5. Photo is the best-rated content type with the highest positive reactions of 3700, highest sentiments of 6589, and overall highest score of 262,838.
6. Science Category recorded the highest neutral, and the second highest positive and negative reactions. As indicated earlier, Animal category has both the highest negative and the highest positive sentiments. Thus, becoming the category with the overall highest count of sentiments as seen in the table below.
7. The highest scored or the most-rated reaction type is “superlove”, with a total score of 113,925. Superlove is a positive sentiment. It is also worthy of note that the top 10 sentiments by the total score are all positive sentiments which include adore, want, cherish, and love amongst others.
8. The best influencers of the sum of scores are the content categories, sentiment and reactions in that hierarchical order.
Final Dashboards:
I compiled the final dashboard in the pages shown below
Recommendations
1. Since Social Buzz has more positive reactions and sentiments of 85%, it means that they are already doing a great job. Thus, they need to rinse, repeat and improve on some of their strategies to sustain growth for the long run.
2. Posts around animals, science, healthy eating, food, and technology should be prioritized as featured posts because they are the top 5 rated categories.
3. Social Buzz should minimize its audio content while increasing its photos and video content, which are the most loved and rated content types.
4. Having both healthy eating and food in the top 5 content categories goes a long way to show how people are conscious of their health and nutrition. Therefore, more nutritional content should be shared, along with food recipes that may be blogged by Social Buzz.

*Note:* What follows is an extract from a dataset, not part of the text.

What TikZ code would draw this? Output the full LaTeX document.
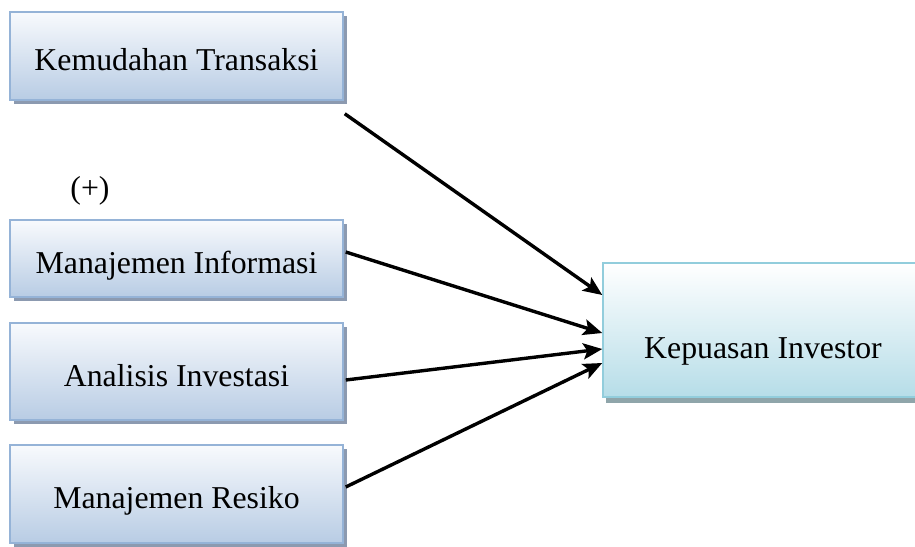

5. Social Buzz should maintain a high level of consistency and accuracy in posting technology content as it is the 4th best-rated category and the quest for technology awareness is growing with the rapid growth in the industry.
6. Social Buzz should investigate the reason behind the fluctuating number of posts across the months. This will enable them to optimize the most active months when they can post their best content.